## Task to carry out
Write the data below out exactly as it stands. Do not include the pictures.

## Recorded data
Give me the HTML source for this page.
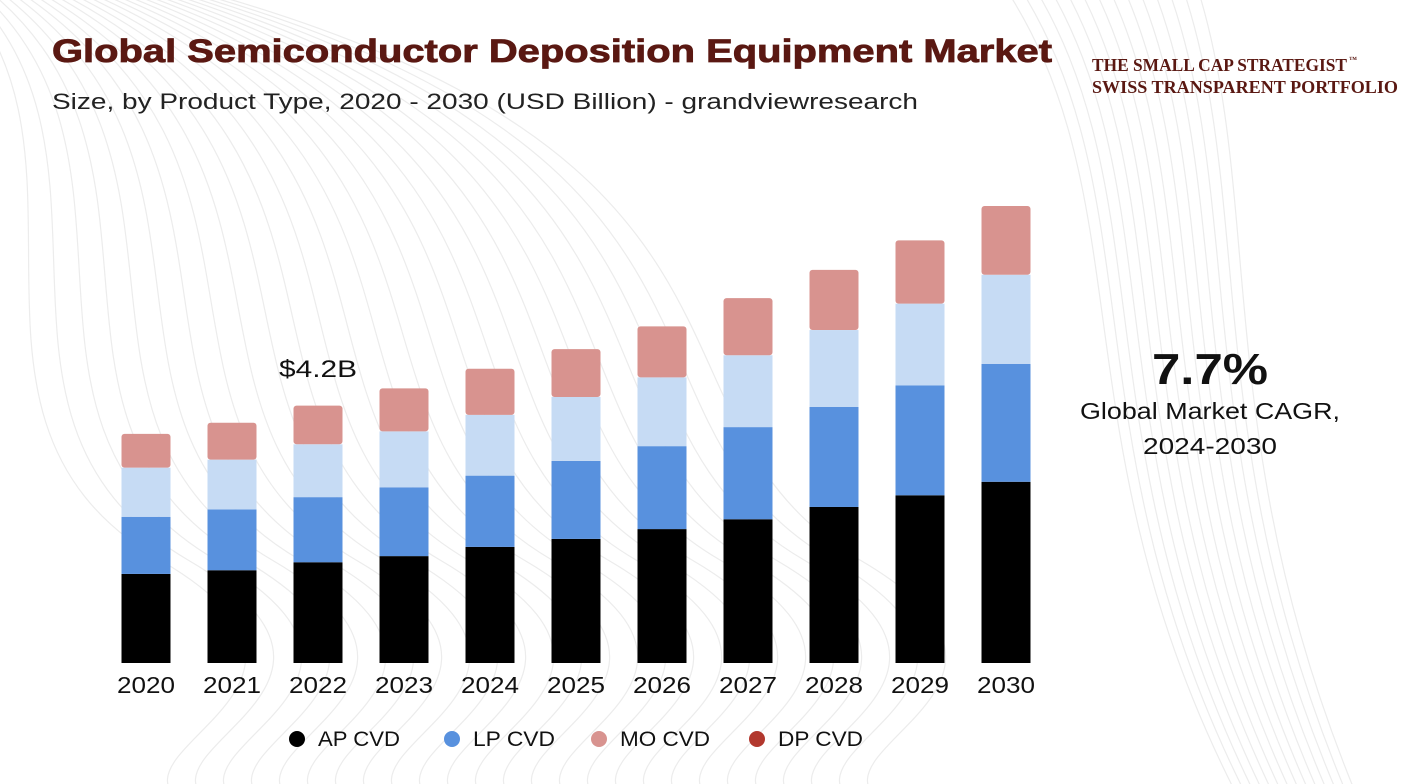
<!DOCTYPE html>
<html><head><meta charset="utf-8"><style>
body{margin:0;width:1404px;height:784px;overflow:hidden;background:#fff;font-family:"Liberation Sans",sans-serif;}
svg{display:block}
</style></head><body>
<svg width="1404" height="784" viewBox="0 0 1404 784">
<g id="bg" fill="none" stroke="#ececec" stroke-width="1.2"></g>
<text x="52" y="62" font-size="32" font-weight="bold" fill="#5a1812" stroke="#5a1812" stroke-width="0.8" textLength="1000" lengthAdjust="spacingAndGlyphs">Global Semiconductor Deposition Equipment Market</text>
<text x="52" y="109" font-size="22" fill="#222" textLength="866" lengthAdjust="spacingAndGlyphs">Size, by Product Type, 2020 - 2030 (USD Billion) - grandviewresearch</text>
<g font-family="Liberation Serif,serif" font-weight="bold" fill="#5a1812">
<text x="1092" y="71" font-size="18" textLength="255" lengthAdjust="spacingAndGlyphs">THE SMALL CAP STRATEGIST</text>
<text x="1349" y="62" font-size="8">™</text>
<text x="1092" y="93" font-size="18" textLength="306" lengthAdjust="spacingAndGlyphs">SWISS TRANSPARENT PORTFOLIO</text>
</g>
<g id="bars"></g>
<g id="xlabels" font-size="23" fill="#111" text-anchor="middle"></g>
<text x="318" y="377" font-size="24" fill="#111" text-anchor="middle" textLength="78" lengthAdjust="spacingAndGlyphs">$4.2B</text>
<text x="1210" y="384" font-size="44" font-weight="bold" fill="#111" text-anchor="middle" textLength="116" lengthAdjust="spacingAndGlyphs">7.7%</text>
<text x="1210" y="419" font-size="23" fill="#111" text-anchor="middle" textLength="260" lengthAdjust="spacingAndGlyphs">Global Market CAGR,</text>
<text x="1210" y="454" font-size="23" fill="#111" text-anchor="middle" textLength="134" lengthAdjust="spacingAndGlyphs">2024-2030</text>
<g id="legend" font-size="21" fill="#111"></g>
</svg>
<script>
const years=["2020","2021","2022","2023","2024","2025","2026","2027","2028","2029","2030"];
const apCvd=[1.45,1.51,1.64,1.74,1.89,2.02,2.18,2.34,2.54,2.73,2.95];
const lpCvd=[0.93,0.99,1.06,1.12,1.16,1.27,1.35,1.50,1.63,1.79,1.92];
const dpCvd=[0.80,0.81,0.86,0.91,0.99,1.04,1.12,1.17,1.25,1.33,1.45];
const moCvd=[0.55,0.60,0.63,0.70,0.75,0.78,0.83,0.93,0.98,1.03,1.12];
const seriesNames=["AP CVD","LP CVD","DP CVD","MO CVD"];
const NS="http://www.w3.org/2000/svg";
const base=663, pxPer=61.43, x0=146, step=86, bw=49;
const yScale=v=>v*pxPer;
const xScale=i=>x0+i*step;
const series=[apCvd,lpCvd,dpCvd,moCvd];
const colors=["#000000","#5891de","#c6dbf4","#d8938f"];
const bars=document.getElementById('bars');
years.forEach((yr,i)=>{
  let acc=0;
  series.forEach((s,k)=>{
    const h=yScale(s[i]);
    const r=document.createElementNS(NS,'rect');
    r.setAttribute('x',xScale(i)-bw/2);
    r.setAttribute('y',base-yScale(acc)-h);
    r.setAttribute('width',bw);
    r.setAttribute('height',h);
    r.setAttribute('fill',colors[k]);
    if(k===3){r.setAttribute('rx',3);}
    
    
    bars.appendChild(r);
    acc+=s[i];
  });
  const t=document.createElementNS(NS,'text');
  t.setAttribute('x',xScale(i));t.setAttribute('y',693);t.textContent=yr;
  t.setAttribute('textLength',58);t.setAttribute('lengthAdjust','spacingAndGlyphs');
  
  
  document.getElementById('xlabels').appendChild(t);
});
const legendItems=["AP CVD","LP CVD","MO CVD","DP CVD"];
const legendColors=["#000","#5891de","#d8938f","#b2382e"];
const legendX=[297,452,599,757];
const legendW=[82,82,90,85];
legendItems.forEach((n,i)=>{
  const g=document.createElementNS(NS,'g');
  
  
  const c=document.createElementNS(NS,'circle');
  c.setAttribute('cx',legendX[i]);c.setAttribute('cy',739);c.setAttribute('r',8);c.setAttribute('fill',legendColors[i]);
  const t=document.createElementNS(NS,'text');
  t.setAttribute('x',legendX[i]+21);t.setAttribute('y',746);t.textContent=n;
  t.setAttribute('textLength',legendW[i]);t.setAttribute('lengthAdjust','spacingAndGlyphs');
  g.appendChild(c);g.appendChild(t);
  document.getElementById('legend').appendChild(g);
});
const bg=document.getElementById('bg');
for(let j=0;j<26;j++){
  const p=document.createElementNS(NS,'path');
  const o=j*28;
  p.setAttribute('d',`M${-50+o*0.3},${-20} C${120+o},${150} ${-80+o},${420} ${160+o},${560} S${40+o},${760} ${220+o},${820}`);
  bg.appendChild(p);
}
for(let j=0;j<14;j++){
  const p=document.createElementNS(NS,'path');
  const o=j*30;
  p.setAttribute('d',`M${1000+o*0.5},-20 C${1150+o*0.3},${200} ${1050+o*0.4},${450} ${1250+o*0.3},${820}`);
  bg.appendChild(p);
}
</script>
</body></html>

## Answer in full
Give me the HTML source for this page.
<!DOCTYPE html>
<html><head><meta charset="utf-8"><style>
body{margin:0;width:1404px;height:784px;overflow:hidden;background:#fff;font-family:"Liberation Sans",sans-serif;}
svg{display:block}
</style></head><body>
<svg width="1404" height="784" viewBox="0 0 1404 784">
<g id="bg" fill="none" stroke="#ececec" stroke-width="1.2"></g>
<text x="52" y="62" font-size="32" font-weight="bold" fill="#5a1812" stroke="#5a1812" stroke-width="0.8" textLength="1000" lengthAdjust="spacingAndGlyphs">Global Semiconductor Deposition Equipment Market</text>
<text x="52" y="109" font-size="22" fill="#222" textLength="866" lengthAdjust="spacingAndGlyphs">Size, by Product Type, 2020 - 2030 (USD Billion) - grandviewresearch</text>
<g font-family="Liberation Serif,serif" font-weight="bold" fill="#5a1812">
<text x="1092" y="71" font-size="18" textLength="255" lengthAdjust="spacingAndGlyphs">THE SMALL CAP STRATEGIST</text>
<text x="1349" y="62" font-size="8">™</text>
<text x="1092" y="93" font-size="18" textLength="306" lengthAdjust="spacingAndGlyphs">SWISS TRANSPARENT PORTFOLIO</text>
</g>
<g id="bars"></g>
<g id="xlabels" font-size="23" fill="#111" text-anchor="middle"></g>
<text x="318" y="377" font-size="24" fill="#111" text-anchor="middle" textLength="78" lengthAdjust="spacingAndGlyphs">$4.2B</text>
<text x="1210" y="384" font-size="44" font-weight="bold" fill="#111" text-anchor="middle" textLength="116" lengthAdjust="spacingAndGlyphs">7.7%</text>
<text x="1210" y="419" font-size="23" fill="#111" text-anchor="middle" textLength="260" lengthAdjust="spacingAndGlyphs">Global Market CAGR,</text>
<text x="1210" y="454" font-size="23" fill="#111" text-anchor="middle" textLength="134" lengthAdjust="spacingAndGlyphs">2024-2030</text>
<g id="legend" font-size="21" fill="#111"></g>
</svg>
<script>
const years=["2020","2021","2022","2023","2024","2025","2026","2027","2028","2029","2030"];
const apCvd=[1.45,1.51,1.64,1.74,1.89,2.02,2.18,2.34,2.54,2.73,2.95];
const lpCvd=[0.93,0.99,1.06,1.12,1.16,1.27,1.35,1.50,1.63,1.79,1.92];
const dpCvd=[0.80,0.81,0.86,0.91,0.99,1.04,1.12,1.17,1.25,1.33,1.45];
const moCvd=[0.55,0.60,0.63,0.70,0.75,0.78,0.83,0.93,0.98,1.03,1.12];
const seriesNames=["AP CVD","LP CVD","DP CVD","MO CVD"];
const NS="http://www.w3.org/2000/svg";
const base=663, pxPer=61.43, x0=146, step=86, bw=49;
const yScale=v=>v*pxPer;
const xScale=i=>x0+i*step;
const series=[apCvd,lpCvd,dpCvd,moCvd];
const colors=["#000000","#5891de","#c6dbf4","#d8938f"];
const bars=document.getElementById('bars');
years.forEach((yr,i)=>{
  let acc=0;
  series.forEach((s,k)=>{
    const h=yScale(s[i]);
    const r=document.createElementNS(NS,'rect');
    r.setAttribute('x',xScale(i)-bw/2);
    r.setAttribute('y',base-yScale(acc)-h);
    r.setAttribute('width',bw);
    r.setAttribute('height',h);
    r.setAttribute('fill',colors[k]);
    if(k===3){r.setAttribute('rx',3);}
    
    
    bars.appendChild(r);
    acc+=s[i];
  });
  const t=document.createElementNS(NS,'text');
  t.setAttribute('x',xScale(i));t.setAttribute('y',693);t.textContent=yr;
  t.setAttribute('textLength',58);t.setAttribute('lengthAdjust','spacingAndGlyphs');
  
  
  document.getElementById('xlabels').appendChild(t);
});
const legendItems=["AP CVD","LP CVD","MO CVD","DP CVD"];
const legendColors=["#000","#5891de","#d8938f","#b2382e"];
const legendX=[297,452,599,757];
const legendW=[82,82,90,85];
legendItems.forEach((n,i)=>{
  const g=document.createElementNS(NS,'g');
  
  
  const c=document.createElementNS(NS,'circle');
  c.setAttribute('cx',legendX[i]);c.setAttribute('cy',739);c.setAttribute('r',8);c.setAttribute('fill',legendColors[i]);
  const t=document.createElementNS(NS,'text');
  t.setAttribute('x',legendX[i]+21);t.setAttribute('y',746);t.textContent=n;
  t.setAttribute('textLength',legendW[i]);t.setAttribute('lengthAdjust','spacingAndGlyphs');
  g.appendChild(c);g.appendChild(t);
  document.getElementById('legend').appendChild(g);
});
const bg=document.getElementById('bg');
for(let j=0;j<26;j++){
  const p=document.createElementNS(NS,'path');
  const o=j*28;
  p.setAttribute('d',`M${-50+o*0.3},${-20} C${120+o},${150} ${-80+o},${420} ${160+o},${560} S${40+o},${760} ${220+o},${820}`);
  bg.appendChild(p);
}
for(let j=0;j<14;j++){
  const p=document.createElementNS(NS,'path');
  const o=j*30;
  p.setAttribute('d',`M${1000+o*0.5},-20 C${1150+o*0.3},${200} ${1050+o*0.4},${450} ${1250+o*0.3},${820}`);
  bg.appendChild(p);
}
</script>
</body></html>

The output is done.